To make a long story a bit less long, let’s just say that, being the strict follower of the rules that I was, I never did say that First Communion prayer, even though I kneeled in the pew and pretended to do so. Instead, I managed to get the Body of Our Lord so well stuck in the roof of my mouth that It stayed there not only for the remainder of the Mass, but also through all the final picture taking, the whole car-ride home, and even the first three attempts I made at washing It down with tap water from the bathroom sink, until I finally relented and loosened It up with a toothbrush (making any contact with the Body after consumption was a complete and total No-No). After all the suffering Jesus had endured for us, I found a way to inflict still more. I felt terrible.

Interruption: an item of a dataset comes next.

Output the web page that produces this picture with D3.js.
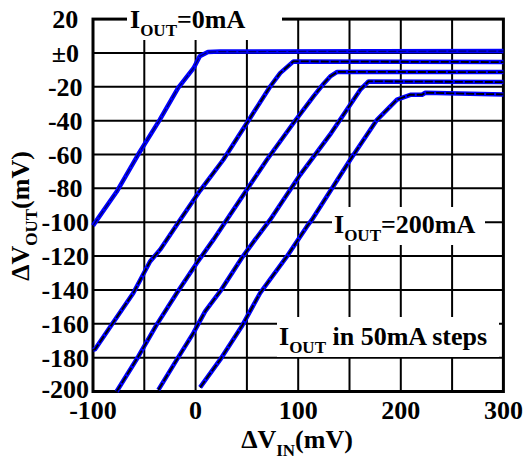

I kept this all firmly to myself, both during the ordeal and thereafter, until my next Confession, when I told the Priest what had happened. He told me that I shouldn’t worry too much about it, and that I needn’t take the rules so literally. I thus became the first eight-year old boy in the history of the Roman Catholic Church who was ever told by a Priest to lighten up.
As I got older, I would come to understand the rules and the concepts a little better – though to this day I try my best to keep the chewing to an absolute minimum. What will we end up doing with our kids, in terms of religion? Not sure. At some point, L and I will actually have that conversation we’ve been meaning to have, and we’ll talk about the Zuckerman article and how she grew up and how I grew up and the things that we think are Important and a bunch of other stuff. I don’t know where that conversation will lead us, but regardless of where it does, we’ll try to help them not get lost in all the rules, and lose sight of the big picture.